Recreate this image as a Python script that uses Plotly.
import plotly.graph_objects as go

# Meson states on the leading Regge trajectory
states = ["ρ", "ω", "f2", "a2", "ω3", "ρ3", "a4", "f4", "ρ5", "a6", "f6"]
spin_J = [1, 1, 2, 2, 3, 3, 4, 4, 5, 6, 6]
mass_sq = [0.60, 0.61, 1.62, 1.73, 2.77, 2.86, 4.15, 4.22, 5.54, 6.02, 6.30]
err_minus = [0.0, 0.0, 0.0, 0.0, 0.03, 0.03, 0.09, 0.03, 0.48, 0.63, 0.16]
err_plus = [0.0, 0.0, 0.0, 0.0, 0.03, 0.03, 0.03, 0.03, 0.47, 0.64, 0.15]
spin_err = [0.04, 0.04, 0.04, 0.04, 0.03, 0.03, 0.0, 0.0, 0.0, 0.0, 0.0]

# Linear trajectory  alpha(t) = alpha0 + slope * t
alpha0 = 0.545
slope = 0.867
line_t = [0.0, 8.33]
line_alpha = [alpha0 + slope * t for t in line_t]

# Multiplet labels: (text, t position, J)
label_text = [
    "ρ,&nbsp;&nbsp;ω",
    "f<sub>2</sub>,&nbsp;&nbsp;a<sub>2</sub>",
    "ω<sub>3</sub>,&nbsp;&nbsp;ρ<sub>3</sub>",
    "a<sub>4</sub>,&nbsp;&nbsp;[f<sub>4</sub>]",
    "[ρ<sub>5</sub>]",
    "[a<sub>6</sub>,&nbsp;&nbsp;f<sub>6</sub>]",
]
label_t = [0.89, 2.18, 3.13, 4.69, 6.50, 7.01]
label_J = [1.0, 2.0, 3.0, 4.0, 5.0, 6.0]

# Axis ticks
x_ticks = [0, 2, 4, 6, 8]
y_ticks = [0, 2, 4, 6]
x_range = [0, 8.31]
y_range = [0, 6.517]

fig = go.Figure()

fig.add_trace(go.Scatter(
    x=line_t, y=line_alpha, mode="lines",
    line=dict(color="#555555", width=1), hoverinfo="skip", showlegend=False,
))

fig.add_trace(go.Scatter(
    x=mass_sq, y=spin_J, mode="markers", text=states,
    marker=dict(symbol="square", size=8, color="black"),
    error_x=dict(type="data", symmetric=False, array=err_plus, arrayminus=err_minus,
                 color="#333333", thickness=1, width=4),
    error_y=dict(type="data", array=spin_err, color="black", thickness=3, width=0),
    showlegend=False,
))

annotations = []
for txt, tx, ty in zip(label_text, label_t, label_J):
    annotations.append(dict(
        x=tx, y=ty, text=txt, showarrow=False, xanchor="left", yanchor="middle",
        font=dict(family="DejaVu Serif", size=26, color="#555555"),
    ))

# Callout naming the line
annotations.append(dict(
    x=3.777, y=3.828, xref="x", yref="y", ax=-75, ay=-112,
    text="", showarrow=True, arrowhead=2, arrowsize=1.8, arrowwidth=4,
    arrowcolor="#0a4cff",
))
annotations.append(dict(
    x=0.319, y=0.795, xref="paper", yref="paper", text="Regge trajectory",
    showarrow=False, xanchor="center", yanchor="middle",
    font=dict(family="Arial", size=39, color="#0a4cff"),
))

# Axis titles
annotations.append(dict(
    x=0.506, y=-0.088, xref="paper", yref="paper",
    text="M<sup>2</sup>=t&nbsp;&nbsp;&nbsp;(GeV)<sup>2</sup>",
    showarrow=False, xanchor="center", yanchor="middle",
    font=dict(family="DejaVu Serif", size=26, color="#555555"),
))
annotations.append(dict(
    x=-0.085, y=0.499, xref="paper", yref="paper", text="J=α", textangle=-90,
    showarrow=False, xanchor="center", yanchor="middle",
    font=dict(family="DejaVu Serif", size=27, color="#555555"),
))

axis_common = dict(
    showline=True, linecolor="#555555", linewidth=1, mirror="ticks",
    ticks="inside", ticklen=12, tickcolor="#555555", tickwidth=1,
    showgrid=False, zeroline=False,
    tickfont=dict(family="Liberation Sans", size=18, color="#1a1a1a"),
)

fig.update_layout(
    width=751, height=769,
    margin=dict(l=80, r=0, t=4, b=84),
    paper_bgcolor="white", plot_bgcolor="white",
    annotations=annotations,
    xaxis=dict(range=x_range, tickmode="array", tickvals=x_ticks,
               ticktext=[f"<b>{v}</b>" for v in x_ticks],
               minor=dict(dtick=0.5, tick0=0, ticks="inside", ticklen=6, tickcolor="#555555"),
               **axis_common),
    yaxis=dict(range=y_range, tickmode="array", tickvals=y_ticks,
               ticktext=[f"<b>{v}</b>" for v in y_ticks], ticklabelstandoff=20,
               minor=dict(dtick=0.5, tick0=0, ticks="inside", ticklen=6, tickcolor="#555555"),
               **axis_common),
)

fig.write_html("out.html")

=-=-=-=-=

* DO THIS: Quote each line of the data above exactly as written.

* EXERCISE RESULT:
Recreate this image as a Python script that uses Plotly.
import plotly.graph_objects as go

# Meson states on the leading Regge trajectory
states = ["ρ", "ω", "f2", "a2", "ω3", "ρ3", "a4", "f4", "ρ5", "a6", "f6"]
spin_J = [1, 1, 2, 2, 3, 3, 4, 4, 5, 6, 6]
mass_sq = [0.60, 0.61, 1.62, 1.73, 2.77, 2.86, 4.15, 4.22, 5.54, 6.02, 6.30]
err_minus = [0.0, 0.0, 0.0, 0.0, 0.03, 0.03, 0.09, 0.03, 0.48, 0.63, 0.16]
err_plus = [0.0, 0.0, 0.0, 0.0, 0.03, 0.03, 0.03, 0.03, 0.47, 0.64, 0.15]
spin_err = [0.04, 0.04, 0.04, 0.04, 0.03, 0.03, 0.0, 0.0, 0.0, 0.0, 0.0]

# Linear trajectory  alpha(t) = alpha0 + slope * t
alpha0 = 0.545
slope = 0.867
line_t = [0.0, 8.33]
line_alpha = [alpha0 + slope * t for t in line_t]

# Multiplet labels: (text, t position, J)
label_text = [
    "ρ,&nbsp;&nbsp;ω",
    "f<sub>2</sub>,&nbsp;&nbsp;a<sub>2</sub>",
    "ω<sub>3</sub>,&nbsp;&nbsp;ρ<sub>3</sub>",
    "a<sub>4</sub>,&nbsp;&nbsp;[f<sub>4</sub>]",
    "[ρ<sub>5</sub>]",
    "[a<sub>6</sub>,&nbsp;&nbsp;f<sub>6</sub>]",
]
label_t = [0.89, 2.18, 3.13, 4.69, 6.50, 7.01]
label_J = [1.0, 2.0, 3.0, 4.0, 5.0, 6.0]

# Axis ticks
x_ticks = [0, 2, 4, 6, 8]
y_ticks = [0, 2, 4, 6]
x_range = [0, 8.31]
y_range = [0, 6.517]

fig = go.Figure()

fig.add_trace(go.Scatter(
    x=line_t, y=line_alpha, mode="lines",
    line=dict(color="#555555", width=1), hoverinfo="skip", showlegend=False,
))

fig.add_trace(go.Scatter(
    x=mass_sq, y=spin_J, mode="markers", text=states,
    marker=dict(symbol="square", size=8, color="black"),
    error_x=dict(type="data", symmetric=False, array=err_plus, arrayminus=err_minus,
                 color="#333333", thickness=1, width=4),
    error_y=dict(type="data", array=spin_err, color="black", thickness=3, width=0),
    showlegend=False,
))

annotations = []
for txt, tx, ty in zip(label_text, label_t, label_J):
    annotations.append(dict(
        x=tx, y=ty, text=txt, showarrow=False, xanchor="left", yanchor="middle",
        font=dict(family="DejaVu Serif", size=26, color="#555555"),
    ))

# Callout naming the line
annotations.append(dict(
    x=3.777, y=3.828, xref="x", yref="y", ax=-75, ay=-112,
    text="", showarrow=True, arrowhead=2, arrowsize=1.8, arrowwidth=4,
    arrowcolor="#0a4cff",
))
annotations.append(dict(
    x=0.319, y=0.795, xref="paper", yref="paper", text="Regge trajectory",
    showarrow=False, xanchor="center", yanchor="middle",
    font=dict(family="Arial", size=39, color="#0a4cff"),
))

# Axis titles
annotations.append(dict(
    x=0.506, y=-0.088, xref="paper", yref="paper",
    text="M<sup>2</sup>=t&nbsp;&nbsp;&nbsp;(GeV)<sup>2</sup>",
    showarrow=False, xanchor="center", yanchor="middle",
    font=dict(family="DejaVu Serif", size=26, color="#555555"),
))
annotations.append(dict(
    x=-0.085, y=0.499, xref="paper", yref="paper", text="J=α", textangle=-90,
    showarrow=False, xanchor="center", yanchor="middle",
    font=dict(family="DejaVu Serif", size=27, color="#555555"),
))

axis_common = dict(
    showline=True, linecolor="#555555", linewidth=1, mirror="ticks",
    ticks="inside", ticklen=12, tickcolor="#555555", tickwidth=1,
    showgrid=False, zeroline=False,
    tickfont=dict(family="Liberation Sans", size=18, color="#1a1a1a"),
)

fig.update_layout(
    width=751, height=769,
    margin=dict(l=80, r=0, t=4, b=84),
    paper_bgcolor="white", plot_bgcolor="white",
    annotations=annotations,
    xaxis=dict(range=x_range, tickmode="array", tickvals=x_ticks,
               ticktext=[f"<b>{v}</b>" for v in x_ticks],
               minor=dict(dtick=0.5, tick0=0, ticks="inside", ticklen=6, tickcolor="#555555"),
               **axis_common),
    yaxis=dict(range=y_range, tickmode="array", tickvals=y_ticks,
               ticktext=[f"<b>{v}</b>" for v in y_ticks], ticklabelstandoff=20,
               minor=dict(dtick=0.5, tick0=0, ticks="inside", ticklen=6, tickcolor="#555555"),
               **axis_common),
)

fig.write_html("out.html")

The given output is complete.